Does he want me back?

Is he sorry?

Should I cancel the wedding?

The cake?

The everything?

The next forty years?

Anxiety thumps in my veins, hopping from my head to my heart, pulling my thoughts in opposite directions. A.J.'s voice carries from out there, though I can't make out what he's saying. My gaze darts to the bedroom door. His words from last night crash around me. I notice you. When was the last time Garrett 'noticed' me? Sigh.

This is not the time to compare A.J. to Garrett.

Still, I let my heart mess with my head. Why not, right? My thoughts drift to the warmth of A.J.'s smooth, direct voice. What those strong hands of his could do...What would it be like to have his full attention on me while he...Innocent thoughts quickly turn dangerous as heat rises through my core, touching my cheeks, flushing my heart with thoughts of his hard hands on my soft skin. I blame the meds, adjust my leg, and hope that A.J. has breakfast options because my stomach is about to cave in on itself.

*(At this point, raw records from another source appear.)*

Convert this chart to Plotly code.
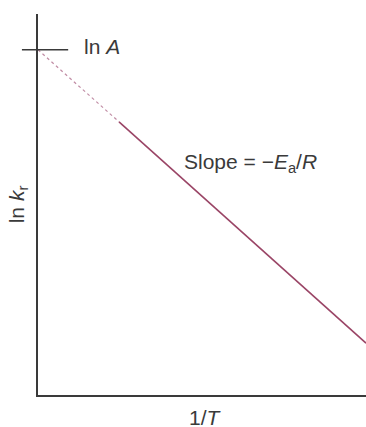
import plotly.graph_objects as go

# Arrhenius plot: ln k_r against 1/T (schematic, no tick values)
inv_T_extrap = [0.0, 0.247]
ln_k_extrap = [0.906, 0.717]
inv_T_meas = [0.247, 1.0]
ln_k_meas = [0.717, 0.136]
ln_A = 0.906

line_col = "#9a4566"
ink = "#3a3a3a"
font = "Liberation Sans, Arial, sans-serif"

fig = go.Figure()
fig.add_trace(go.Scatter(x=inv_T_extrap, y=ln_k_extrap, mode="lines",
                         line=dict(color="#c08ca4", width=1.2, dash="dot"), hoverinfo="skip"))
fig.add_trace(go.Scatter(x=inv_T_meas, y=ln_k_meas, mode="lines",
                         line=dict(color=line_col, width=1.6), hoverinfo="skip"))

# tick crossing the axis at ln A
fig.add_shape(type="line", xref="paper", yref="y", x0=-0.049, x1=0.092, y0=ln_A, y1=ln_A,
              line=dict(color=ink, width=1.5))
fig.add_annotation(x=0.134, y=ln_A, xref="x", yref="y", text="ln <i>A</i>", showarrow=False,
                   xanchor="left", yanchor="middle", yshift=3, font=dict(size=21, color=ink, family=font))
fig.add_annotation(x=0.44, y=0.608, xref="x", yref="y",
                   text="Slope = \u2212<i>E</i><sub>a</sub>/<i>R</i>", showarrow=False,
                   xanchor="left", yanchor="middle", font=dict(size=21, color=ink, family=font))
# x axis title, placed a little lower than plotly's default
fig.add_annotation(x=0.51, y=-0.06, xref="paper", yref="paper", text="1/<i>T</i>", showarrow=False,
                   xanchor="center", yanchor="middle", font=dict(size=21, color=ink, family=font))

fig.update_xaxes(range=[0, 1], showline=True, linecolor=ink, linewidth=2, showgrid=False,
                 zeroline=False, showticklabels=False, ticks="", automargin=False)
fig.update_yaxes(range=[0, 1], showline=True, linecolor=ink, linewidth=2, showgrid=False,
                 zeroline=False, showticklabels=False, ticks="",
                 title=dict(text="ln <i>k</i><sub>r</sub>", standoff=6, font=dict(size=21, color=ink, family=font)),
                 automargin=False)

fig.update_layout(width=366, height=427, margin=dict(l=38, r=0, t=14, b=32),
                  plot_bgcolor="white", paper_bgcolor="white", showlegend=False,
                  font=dict(family=font, color=ink))
fig.write_html("out.html", config={"displayModeBar": False},
               post_script="document.body.style.margin='0';")
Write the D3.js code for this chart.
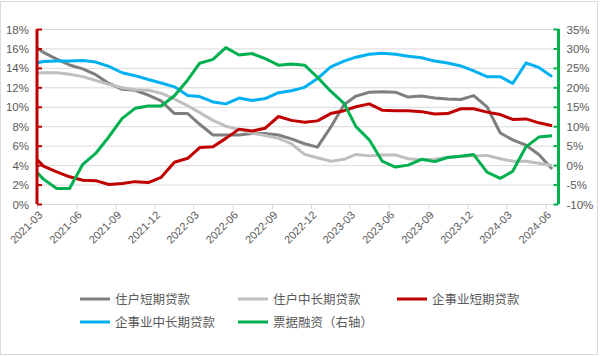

Before A.J. steals more from my thoughts, like my sanity, I check on the status of the boot I ordered last night. It should be arriving by 8 p.m. tonight.

The balancing act of getting out of bed requires focus. My shaky hands do a grab-the-crutches routine. Shit. This is going to be a disaster trying to function. Trying to do anything...use the bathroom, sit down, exist without sounding like a horse walking through A.J.'s house. Leaving the bedroom I'm immediately hit with A.J.'s voice carrying from another room.

What to do. Faced with the awkward moment of either interrupting his call or hearing a private conversation. "You're the one who arranged all that." His intense tone and purposeful footsteps stirs unease in me. "No. Fine. We'll find another way."

So...I'll just find a room to hang out in and pretend I don't hear. Thanks to the crutches, I'm an obnoxious body of thumps and noises with every step. Maybe that's a good thing though? He'll know I'm awake. Sound the alarm. Lydia's walking around.